The Vatican issued a letter by Benedict and a three-page addendum following a report released last month on abuse in the archdiocese from 1945 to 2019 which included the alleged failure by then Cardinal Joseph Ratzinger to take action in four cases when he was Munich archbishop between 1977 and 1982.

“I have had great responsibilities in the Catholic Church. All the greater is my pain for the abuses and the errors that occurred in those different places during the time of my mandate,” he wrote in the letter, his first personal response to the report.

Noting that he had asked for forgiveness for the Church in his meetings with abuse survivors, Benedict, 94, wrote:

“I have come to understand that we ourselves are drawn into this grievous fault whenever we neglect it or fail to confront it with the necessary decisiveness and responsibility, as too often happened and continues to happen … once again I can only express to all the victims of sexual abuse my profound shame, my deep sorrow and my heartfelt request for forgiveness.”

A separate analysis by four legal experts he commissioned, however, disputed the specific allegations against the former pope, saying investigators had mischaracterised actions and ignored facts.

SNAP, a victims’ group, said Benedict had squandered an opportunity for a “cleansing” that could have helped healing.

“Despite evidence from secular authorities … the former pope cannot do the simple thing and offer full accounting and apology,” SNAP said.

While his lawyers’ rebuttal was sharp, detailed and contentious, Benedict’s page-and-a-half page German letter was deeply personal and couched in religious terms as he reflected on a long life approaching its end.

In one section he openly wondered if he, as all Catholic do in a prayer known as the Confiteor at Mass, should ask for forgiveness for what they have done and what they have failed to do “by my fault, by my most grievous fault”.

He wrote: “It is clear to me that the words ‘most grievous’ do not apply each day and to every person in the same way. Yet every day they do cause me to question if today too I should speak of a most grievous fault.”


Benedict does not answer his own question but says he is consoled that God forgives.

“Quite soon, I shall find myself before the final judge of my life,” he wrote.

Benedict, who resigned unexpectedly in 2013, also thanked Pope Francis for the “confidence, support and prayer … personally expressed to me”. He did not elaborate.

Soon after the German report was issued, Benedict acknowledged that he had been at a 1980 meeting over a sexual abuse case when he was archbishop of Munich, saying he had mistakenly told German investigators he was not there.

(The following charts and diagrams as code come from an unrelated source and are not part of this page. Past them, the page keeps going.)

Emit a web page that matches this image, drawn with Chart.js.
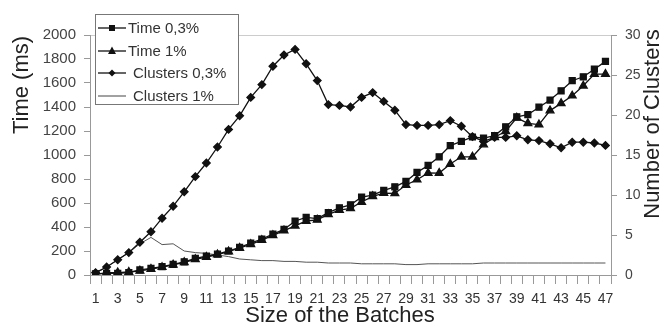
<!DOCTYPE html>
<html>
<head>
<meta charset="utf-8">
<script src="https://cdn.jsdelivr.net/npm/chart.js@4.4.0/dist/chart.umd.min.js"></script>
<style>
  html, body { margin: 0; padding: 0; background: #fff; }
</style>
</head>
<body>
<canvas id="myChart" width="664" height="327"></canvas>
<script>
// x categories: size of the batches
const batchSizes = [];
for (let i = 1; i <= 47; i++) batchSizes.push(String(i));

// time in ms (left axis)
const time03 = [10, 14, 14, 19, 42, 55, 69, 89, 110, 139, 158, 174, 200, 230, 265, 300,
  340, 380, 450, 480, 470, 520, 560, 585, 650, 665, 705, 735, 780, 855, 913, 985,
  1079, 1113, 1150, 1140, 1162, 1235, 1318, 1336, 1398, 1458, 1535, 1619, 1652, 1715, 1780];
const time1 = [5, 20, 20, 25, 35, 50, 65, 85, 105, 130, 150, 170, 195, 225, 255, 290,
  330, 370, 410, 450, 460, 505, 540, 555, 608, 655, 683, 680, 750, 794, 850, 849,
  925, 985, 985, 1087, 1148, 1198, 1309, 1264, 1253, 1370, 1430, 1494, 1577, 1674, 1674];

// number of clusters (right axis)
const clusters03 = [0.3, 1.0, 1.9, 2.8, 4.1, 5.4, 7.1, 8.6, 10.4, 12.3, 14.0, 16.0, 18.2, 19.9,
  22.2, 23.8, 26.1, 27.5, 28.2, 26.4, 24.3, 21.3, 21.2, 21.0, 22.2, 22.8, 21.7, 20.6, 18.8,
  18.7, 18.7, 18.8, 19.3, 18.6, 17.3, 16.7, 17.2, 17.2, 17.4, 16.9, 16.8, 16.4, 15.9, 16.6,
  16.6, 16.5, 16.2];
const clusters1 = [0.2, 1.0, 1.9, 2.8, 3.9, 4.7, 3.8, 3.9, 3.0, 2.8, 2.7, 2.5, 2.3, 2.0, 1.9,
  1.8, 1.8, 1.7, 1.7, 1.6, 1.6, 1.5, 1.5, 1.5, 1.4, 1.4, 1.4, 1.4, 1.3, 1.3, 1.4, 1.4, 1.4,
  1.4, 1.4, 1.5, 1.5, 1.5, 1.5, 1.5, 1.5, 1.5, 1.5, 1.5, 1.5, 1.5, 1.5];

const legendLabels = ['Time 0,3%', 'Time 1%', 'Clusters 0,3%', 'Clusters 1%'];
const leftTitle = 'Time (ms)';
const rightTitle = 'Number of Clusters';
const bottomTitle = 'Size of the Batches';

Chart.defaults.font.family = '"Liberation Sans", Arial, sans-serif';

function marker(ctx, style, x, y) {
  ctx.beginPath();
  if (style === 'rect') {
    ctx.rect(x - 3, y - 3, 6, 6);
  } else if (style === 'triangle') {
    ctx.moveTo(x, y - 4.5);
    ctx.lineTo(x + 4, y + 3);
    ctx.lineTo(x - 4, y + 3);
    ctx.closePath();
  } else if (style === 'rectRot') {
    ctx.moveTo(x, y - 3.5);
    ctx.lineTo(x + 3.5, y);
    ctx.lineTo(x, y + 3.5);
    ctx.lineTo(x - 3.5, y);
    ctx.closePath();
  } else {
    return;
  }
  ctx.fill();
}

// legend box and axis titles drawn over the chart
const overlay = {
  id: 'overlay',
  afterDraw(chart) {
    const ctx = chart.ctx;
    ctx.save();
    // legend
    ctx.fillStyle = '#fff';
    ctx.fillRect(95, 14, 143, 90);
    ctx.strokeStyle = '#777';
    ctx.lineWidth = 1;
    ctx.strokeRect(95.5, 14.5, 143, 90);
    const rows = [28, 51, 73, 96];
    const styles = ['rect', 'triangle', 'rectRot', 'none'];
    const textX = [128, 128, 133, 133];
    ctx.font = '15px "Liberation Sans", Arial, sans-serif';
    ctx.textBaseline = 'middle';
    for (let i = 0; i < 4; i++) {
      const y = rows[i];
      ctx.strokeStyle = i === 3 ? '#444' : '#111';
      ctx.lineWidth = i === 3 ? 1 : 1.3;
      ctx.beginPath();
      ctx.moveTo(98, y);
      ctx.lineTo(126, y);
      ctx.stroke();
      ctx.fillStyle = '#111';
      marker(ctx, styles[i], 112, y);
      ctx.fillStyle = '#333';
      ctx.textAlign = 'left';
      ctx.fillText(legendLabels[i], textX[i], y + 1);
    }
    // axis titles
    ctx.fillStyle = '#222';
    ctx.font = '22px "Liberation Sans", Arial, sans-serif';
    ctx.textAlign = 'center';
    ctx.textBaseline = 'middle';
    ctx.fillText(bottomTitle, 340, 316);
    ctx.translate(22, 85);
    ctx.rotate(-Math.PI / 2);
    ctx.fillText(leftTitle, 0, 0);
    ctx.restore();
    ctx.save();
    ctx.fillStyle = '#222';
    ctx.font = '22px "Liberation Sans", Arial, sans-serif';
    ctx.textAlign = 'center';
    ctx.textBaseline = 'middle';
    ctx.translate(653, 124);
    ctx.rotate(-Math.PI / 2);
    ctx.fillText(rightTitle, 0, 0);
    ctx.restore();
  }
};

const ctx = document.getElementById('myChart').getContext('2d');

const data = {
  labels: batchSizes,
  datasets: [
    {
      label: legendLabels[0], data: time03, yAxisID: 'y',
      borderColor: '#111', backgroundColor: '#111', borderWidth: 1.3,
      pointStyle: 'rect', pointRadius: 4.2, tension: 0
    },
    {
      label: legendLabels[1], data: time1, yAxisID: 'y',
      borderColor: '#111', backgroundColor: '#111', borderWidth: 1.3,
      pointStyle: 'triangle', pointRadius: 4.5, tension: 0
    },
    {
      label: legendLabels[2], data: clusters03, yAxisID: 'y1',
      borderColor: '#111', backgroundColor: '#111', borderWidth: 1.3,
      pointStyle: 'rectRot', pointRadius: 3.8, tension: 0
    },
    {
      label: legendLabels[3], data: clusters1, yAxisID: 'y1',
      borderColor: '#555', backgroundColor: '#555', borderWidth: 1,
      pointRadius: 0, tension: 0
    }
  ]
};

const config = {
  type: 'line',
  data: data,
  plugins: [overlay],
  options: {
    responsive: false,
    animation: false,
    devicePixelRatio: 1,
    layout: { padding: { top: 35, right: 0, left: 0, bottom: 0 } },
    plugins: {
      legend: { display: false },
      tooltip: { enabled: false }
    },
    scales: {
      x: {
        type: 'category',
        offset: true,
        afterFit(scale) { scale.height = 52; },
        border: { color: '#999' },
        grid: {
          offset: true, drawOnChartArea: false,
          tickLength: 9, tickColor: '#999'
        },
        ticks: {
          autoSkip: false, maxRotation: 0, minRotation: 0,
          color: '#333', font: { size: 14 }, padding: 7,
          callback(val, idx) { return idx % 2 === 0 ? this.getLabelForValue(val) : ''; }
        }
      },
      y: {
        position: 'left',
        min: 0, max: 2000,
        afterFit(scale) { scale.width = 90; },
        border: { color: '#999' },
        grid: {
          color: c => c.tick.value === 2000 ? '#ccc' : 'rgba(0,0,0,0)',
          tickColor: '#999', tickLength: 6
        },
        ticks: { stepSize: 200, color: '#444', font: { size: 15 }, padding: 8,
          callback: v => String(v) }
      },
      y1: {
        position: 'right',
        min: 0, max: 30,
        afterFit(scale) { scale.width = 53; },
        border: { color: '#999' },
        grid: { drawOnChartArea: false, tickColor: '#999', tickLength: 6 },
        ticks: { stepSize: 5, color: '#444', font: { size: 14 }, padding: 8,
          callback: v => String(v) }
      }
    }
  }
};

const myChart = new Chart(ctx, config);
</script>
</body>
</html>
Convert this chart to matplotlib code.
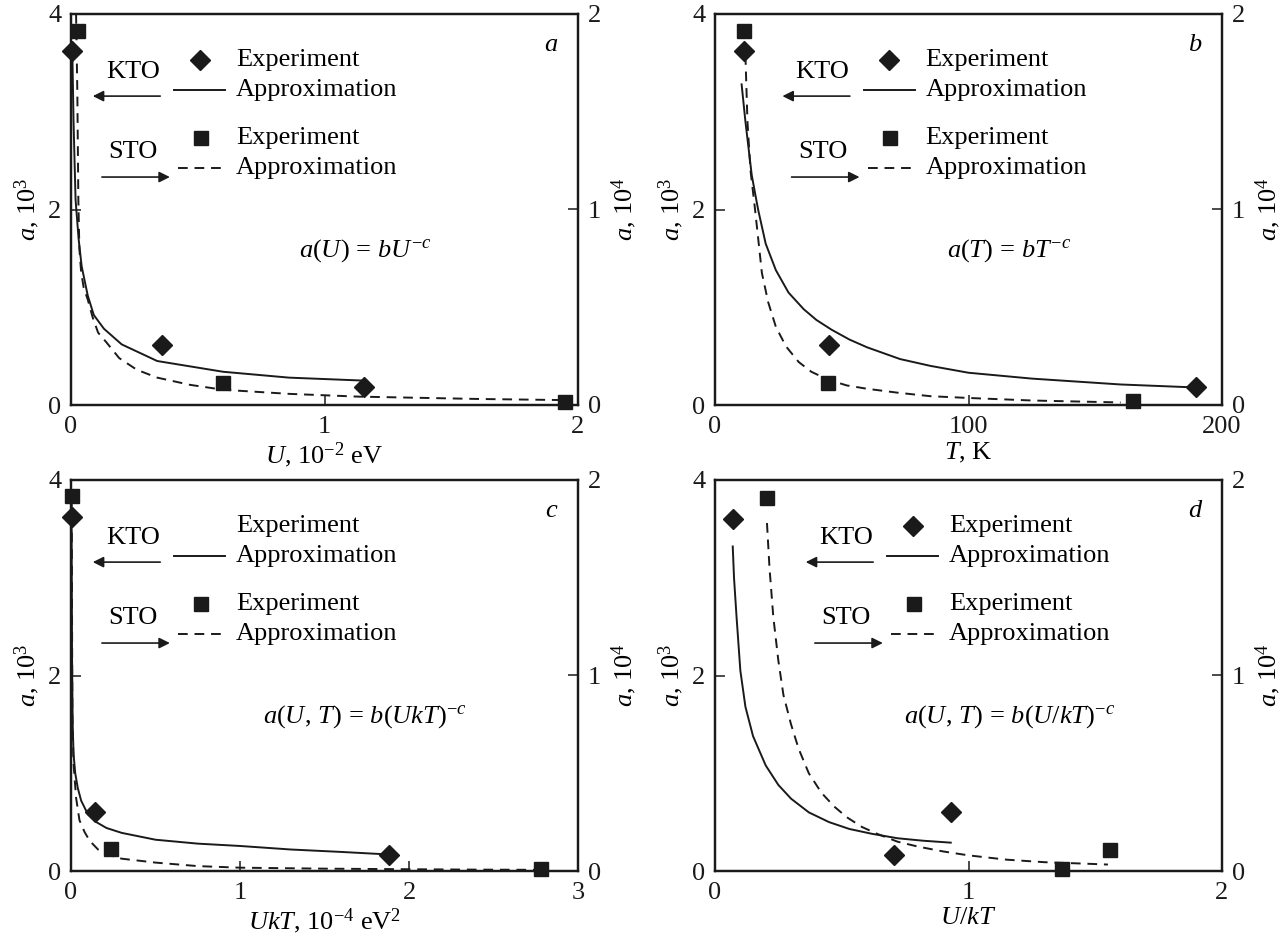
import matplotlib.pyplot as plt

plt.rcParams.update({
    "font.family": "Liberation Serif",
    "font.size": 19,
    "mathtext.fontset": "custom",
    "mathtext.rm": "Liberation Serif",
    "mathtext.it": "Liberation Serif:italic",
    "mathtext.bf": "Liberation Serif:bold",
    "axes.linewidth": 1.6,
})
INK = "#1a1a1a"

# ---- panel a: vs U (10^-2 eV) ----
a_kto_x = [0.003, 0.36, 1.154]
a_kto_y = [3.62, 0.61, 0.18]
a_sto_x = [0.026, 0.60, 1.95]
a_sto_y = [1.915, 0.112, 0.017]
a_kfit_x = [0.005, 0.01, 0.018, 0.03, 0.042, 0.066, 0.09, 0.13, 0.2, 0.34, 0.6, 0.86, 1.15]
a_kfit_y = [3.65, 2.9, 2.1, 1.7, 1.42, 1.12, 0.92, 0.78, 0.62, 0.45, 0.34, 0.28, 0.25]
a_sfit_x = [0.02, 0.025, 0.029, 0.033, 0.04, 0.05, 0.066, 0.085, 0.107, 0.14, 0.19, 0.26,
            0.34, 0.47, 0.6, 0.86, 1.13, 1.6, 1.95]
a_sfit_y = [2.0, 1.6, 1.05, 0.8, 0.68, 0.6, 0.54, 0.45, 0.37, 0.32, 0.24, 0.18,
            0.14, 0.103, 0.078, 0.057, 0.043, 0.031, 0.025]

# ---- panel b: vs T (K) ----
b_kto_x = [11.6, 45, 189.8]
b_kto_y = [3.62, 0.61, 0.18]
b_sto_x = [11.6, 44.5, 165]
b_sto_y = [1.915, 0.115, 0.02]
b_kfit_x = [10.5, 12, 14.5, 17, 20, 24, 29, 35, 40, 46, 53, 60, 73, 85, 100, 125, 160, 189]
b_kfit_y = [3.28, 2.9, 2.35, 2.0, 1.65, 1.38, 1.15, 0.98, 0.87, 0.77, 0.67, 0.59, 0.47,
            0.40, 0.33, 0.27, 0.21, 0.18]
b_sfit_x = [12, 12.8, 14, 15.8, 18.5, 21, 24, 28, 33, 38, 44.5, 52, 60, 72, 85, 100, 125, 160]
b_sfit_y = [1.79, 1.45, 1.2, 1.0, 0.675, 0.525, 0.4, 0.3, 0.22, 0.17, 0.13, 0.1, 0.083,
            0.063, 0.045, 0.036, 0.023, 0.013]

# ---- panel c: vs UkT (10^-4 eV^2) ----
c_kto_x = [0.003, 0.14, 1.88]
c_kto_y = [3.62, 0.60, 0.16]
c_sto_x = [0.003, 0.235, 2.78]
c_sto_y = [1.92, 0.113, 0.012]
c_kfit_x = [0.003, 0.006, 0.01, 0.015, 0.025, 0.04, 0.06, 0.1, 0.15, 0.21, 0.3, 0.5, 0.75,
            1.0, 1.3, 1.6, 1.87]
c_kfit_y = [3.62, 2.2, 1.5, 1.2, 1.0, 0.85, 0.72, 0.58, 0.5, 0.44, 0.39, 0.32, 0.28,
            0.256, 0.22, 0.195, 0.17]
c_sfit_x = [0.004, 0.008, 0.015, 0.03, 0.05, 0.08, 0.11, 0.16, 0.21, 0.3, 0.5, 0.75, 1.0,
            1.5, 2.0, 2.4, 2.75]
c_sfit_y = [1.9, 0.8, 0.55, 0.375, 0.26, 0.2, 0.155, 0.11, 0.085, 0.063, 0.043, 0.025,
            0.017, 0.012, 0.009, 0.007, 0.006]

# ---- panel d: vs U/kT ----
d_kto_x = [0.07, 0.705, 0.93]
d_kto_y = [3.6, 0.165, 0.6]
d_sto_x = [0.205, 1.37, 1.558]
d_sto_y = [1.91, 0.008, 0.105]
d_kfit_x = [0.07, 0.075, 0.085, 0.1, 0.12, 0.15, 0.2, 0.25, 0.3, 0.37, 0.45, 0.53, 0.62,
            0.72, 0.82, 0.93]
d_kfit_y = [3.32, 3.0, 2.6, 2.05, 1.68, 1.38, 1.08, 0.88, 0.74, 0.6, 0.5, 0.43, 0.38,
            0.335, 0.31, 0.29]
d_sfit_x = [0.205, 0.215, 0.23, 0.25, 0.27, 0.3, 0.33, 0.37, 0.42, 0.47, 0.52, 0.58, 0.64,
            0.72, 0.8, 0.9, 1.0, 1.15, 1.3, 1.45, 1.55]
d_sfit_y = [1.78, 1.55, 1.3, 1.075, 0.9, 0.75, 0.625, 0.5, 0.4, 0.33, 0.275, 0.225, 0.19,
            0.15, 0.125, 0.1, 0.08, 0.058, 0.045, 0.038, 0.033]

DASH = (0, (5, 3.5))


def draw_panel(rect, kx, ky, sx, sy, kfx, kfy, sfx, sfy, xmax, xticks, xlabel,
               formula, letter, dx, kto_marker=True):
    ax = fig.add_axes(rect)
    ax2 = ax.twinx()
    ax.plot(kfx, kfy, color=INK, lw=1.4, zorder=2)
    ax.plot(kx, ky, "D", ms=10, color=INK, zorder=3, clip_on=False)
    ax2.plot(sfx, sfy, color=INK, lw=1.4, ls=DASH, zorder=2)
    ax2.plot(sx, sy, "s", ms=10, color=INK, zorder=3, clip_on=False)

    ax.set_xlim(0, xmax)
    ax.set_ylim(0, 4)
    ax2.set_ylim(0, 2)
    ax.set_xticks(xticks)
    ax.set_yticks([0, 2, 4])
    ax2.set_yticks([0, 1, 2])
    ax.tick_params(axis="both", direction="in", length=7, width=1.1, colors=INK,
                   labelsize=19)
    ax.tick_params(axis="x", pad=8)
    ax.tick_params(axis="y", pad=7)
    ax2.tick_params(axis="y", direction="in", length=7, width=1.1, colors=INK,
                    labelsize=19, pad=7)
    for sp in ax2.spines.values():
        sp.set_color(INK)

    ax.set_xlabel(xlabel, fontsize=19, labelpad=2)
    ax.set_ylabel(r"$a$, 10$^3$", fontsize=19, labelpad=4)
    ax2.set_ylabel(r"$a$, 10$^4$", fontsize=19, rotation=90, labelpad=6)

    tr = ax.transAxes
    # KTO legend block
    ax.text(0.122 + dx, 0.852, "KTO", transform=tr, ha="center", va="center", fontsize=19)
    ax.annotate("", xy=(0.043 + dx, 0.79), xytext=(0.176 + dx, 0.79), xycoords="axes fraction",
                arrowprops=dict(arrowstyle="-|>", color=INK, lw=1.2, mutation_scale=16,
                                shrinkA=0, shrinkB=0))
    if kto_marker:
        ax.plot([0.254 + dx], [0.882], "D", ms=10, color=INK, transform=tr, clip_on=False)
    ax.plot([0.203 + dx, 0.304 + dx], [0.806, 0.806], color=INK, lw=1.4, transform=tr)
    ax.text(0.325 + dx, 0.882, "Experiment", transform=tr, ha="left", va="center", fontsize=19)
    ax.text(0.325 + dx, 0.806, "Approximation", transform=tr, ha="left", va="center", fontsize=19)
    # STO legend block
    ax.text(0.122 + dx, 0.647, "STO", transform=tr, ha="center", va="center", fontsize=19)
    ax.annotate("", xy=(0.195 + dx, 0.583), xytext=(0.061 + dx, 0.583), xycoords="axes fraction",
                arrowprops=dict(arrowstyle="-|>", color=INK, lw=1.2, mutation_scale=16,
                                shrinkA=0, shrinkB=0))
    ax.plot([0.256 + dx], [0.683], "s", ms=10, color=INK, transform=tr, clip_on=False)
    ax.plot([0.211 + dx, 0.304 + dx], [0.606, 0.606], color=INK, lw=1.4, ls=DASH, transform=tr)
    ax.text(0.325 + dx, 0.683, "Experiment", transform=tr, ha="left", va="center", fontsize=19)
    ax.text(0.325 + dx, 0.606, "Approximation", transform=tr, ha="left", va="center", fontsize=19)

    ax.text(0.58, 0.396, formula, transform=tr, ha="center", va="center", fontsize=19)
    ax.text(0.947, 0.92, letter, transform=tr, ha="center", va="center", fontsize=19,
            style="italic")
    return ax


fig = plt.figure(figsize=(12.81, 9.36), dpi=100)

W, H = 507 / 1281, 391 / 936
LX, RX = 71 / 1281, 715 / 1281
TY, BY = (936 - 405) / 936, (936 - 871) / 936

draw_panel([LX, TY, W, H], a_kto_x, a_kto_y, a_sto_x, a_sto_y, a_kfit_x, a_kfit_y,
           a_sfit_x, a_sfit_y, 2, [0, 1, 2], r"$U$, 10$^{-2}$ eV",
           r"$a(U)\,=\,bU^{-c}$", "a", 0.0)
draw_panel([RX, TY, W, H], b_kto_x, b_kto_y, b_sto_x, b_sto_y, b_kfit_x, b_kfit_y,
           b_sfit_x, b_sfit_y, 200, [0, 100, 200], r"$T$, K",
           r"$a(T)\,=\,bT^{-c}$", "b", 0.09)
draw_panel([LX, BY, W, H], c_kto_x, c_kto_y, c_sto_x, c_sto_y, c_kfit_x, c_kfit_y,
           c_sfit_x, c_sfit_y, 3, [0, 1, 2, 3], r"$UkT$, 10$^{-4}$ eV$^2$",
           r"$a(U,\,T)\,=\,b(UkT)^{-c}$", "c", 0.0, kto_marker=False)
draw_panel([RX, BY, W, H], d_kto_x, d_kto_y, d_sto_x, d_sto_y, d_kfit_x, d_kfit_y,
           d_sfit_x, d_sfit_y, 2, [0, 1, 2], r"$U/kT$",
           r"$a(U,\,T)\,=\,b(U/kT)^{-c}$", "d", 0.136)

fig.savefig("out.png", dpi=100)
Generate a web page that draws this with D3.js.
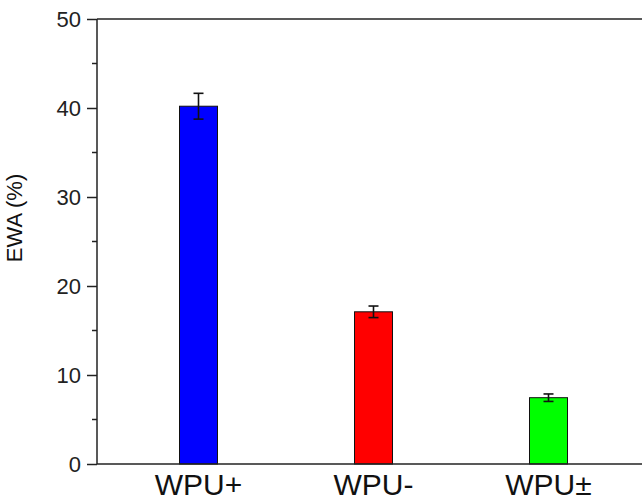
<!DOCTYPE html>
<html>
<head>
<meta charset="utf-8">
<script src="https://cdn.jsdelivr.net/npm/d3@7"></script>
<style>
  html, body { margin: 0; padding: 0; background: #fff; }
  svg { display: block; font-family: Arial, "Liberation Sans", sans-serif; }
</style>
</head>
<body>
<script>
// Water absorption of the three polyurethane films
const categories = ["WPU+", "WPU-", "WPU±"];
const values = [40.2, 17.1, 7.45];
const errors = [1.45, 0.65, 0.42];
const colors = ["#0000ff", "#ff0000", "#00ff00"];
const yTicks = [0, 10, 20, 30, 40, 50];
const yMinorTicks = [5, 15, 25, 35, 45];

const W = 642, H = 504;
const plotLeft = 97, plotTop = 19, plotBottom = 464, plotRight = 650;

const svg = d3.select("body").append("svg")
  .attr("width", W).attr("height", H);

const x = d3.scaleLinear().domain([0.42, 3.58]).range([plotLeft, plotRight]);
const y = d3.scaleLinear().domain([0, 50]).range([plotBottom, plotTop]);
const barW = 38;

// bars
svg.append("g").selectAll("rect")
  .data(values)
  .join("rect")
  .attr("x", (d, i) => x(i + 1) - barW / 2)
  .attr("y", d => y(d))
  .attr("width", barW)
  .attr("height", d => y(0) - y(d))
  .attr("fill", (d, i) => colors[i])
  .attr("stroke", "#111")
  .attr("stroke-width", 1);

// error bars
const eb = svg.append("g").attr("stroke", "#111").attr("stroke-width", 1.6);
values.forEach((v, i) => {
  const cx = x(i + 1);
  eb.append("line").attr("x1", cx).attr("x2", cx)
    .attr("y1", y(v + errors[i])).attr("y2", y(v - errors[i]));
  [v + errors[i], v - errors[i]].forEach(e => {
    eb.append("line").attr("x1", cx - 5).attr("x2", cx + 5)
      .attr("y1", y(e)).attr("y2", y(e));
  });
});

// y axis (major + minor ticks)
const yAxis = svg.append("g")
  .attr("transform", `translate(${plotLeft},0)`)
  .call(d3.axisLeft(y).tickValues(yTicks).tickSize(10).tickPadding(6).tickFormat(d3.format("d")));
yAxis.select(".domain").remove();
yAxis.selectAll(".tick line").attr("stroke", "#222").attr("stroke-width", 1.5);
yAxis.selectAll(".tick text")
  .attr("font-size", 22).attr("fill", "#222")
  .style("font-family", "Arial, 'Liberation Sans', sans-serif");

svg.append("g").selectAll("line")
  .data(yMinorTicks)
  .join("line")
  .attr("x1", plotLeft - 5).attr("x2", plotLeft)
  .attr("y1", d => y(d)).attr("y2", d => y(d))
  .attr("stroke", "#222").attr("stroke-width", 1.5);

// frame lines
const frame = svg.append("g").attr("stroke", "#222").attr("stroke-width", 1.5);
frame.append("line").attr("x1", plotLeft).attr("x2", plotLeft).attr("y1", plotTop).attr("y2", plotBottom);
frame.append("line").attr("x1", plotLeft).attr("x2", W).attr("y1", plotBottom).attr("y2", plotBottom);
frame.append("line").attr("x1", plotLeft).attr("x2", W).attr("y1", plotTop).attr("y2", plotTop);

// category labels
svg.append("g").selectAll("text")
  .data(categories)
  .join("text")
  .attr("x", (d, i) => x(i + 1))
  .attr("y", 495)
  .attr("text-anchor", "middle")
  .attr("font-size", 30)
  .attr("fill", "#111")
  .text(d => d);

// y axis title
svg.append("text")
  .attr("transform", "translate(22,218) rotate(-90)")
  .attr("text-anchor", "middle")
  .attr("font-size", 22)
  .attr("fill", "#111")
  .text("EWA (%)");
</script>
</body>
</html>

At the time, Benedict’s personal secretary, Archbishop Georg Ganswein, said the omission was the result of an oversight in the editing of 82-pages of testimony he had sent the investigators and not done out of bad faith.

In Monday’s letter, Benedict said: “To me it proved deeply hurtful that this oversight was used to cast doubt on my truthfulness, and even to label me a liar.”

The Vatican media package issued on Monday included videos of Ganswein reading the pope’s letter in German and Italian.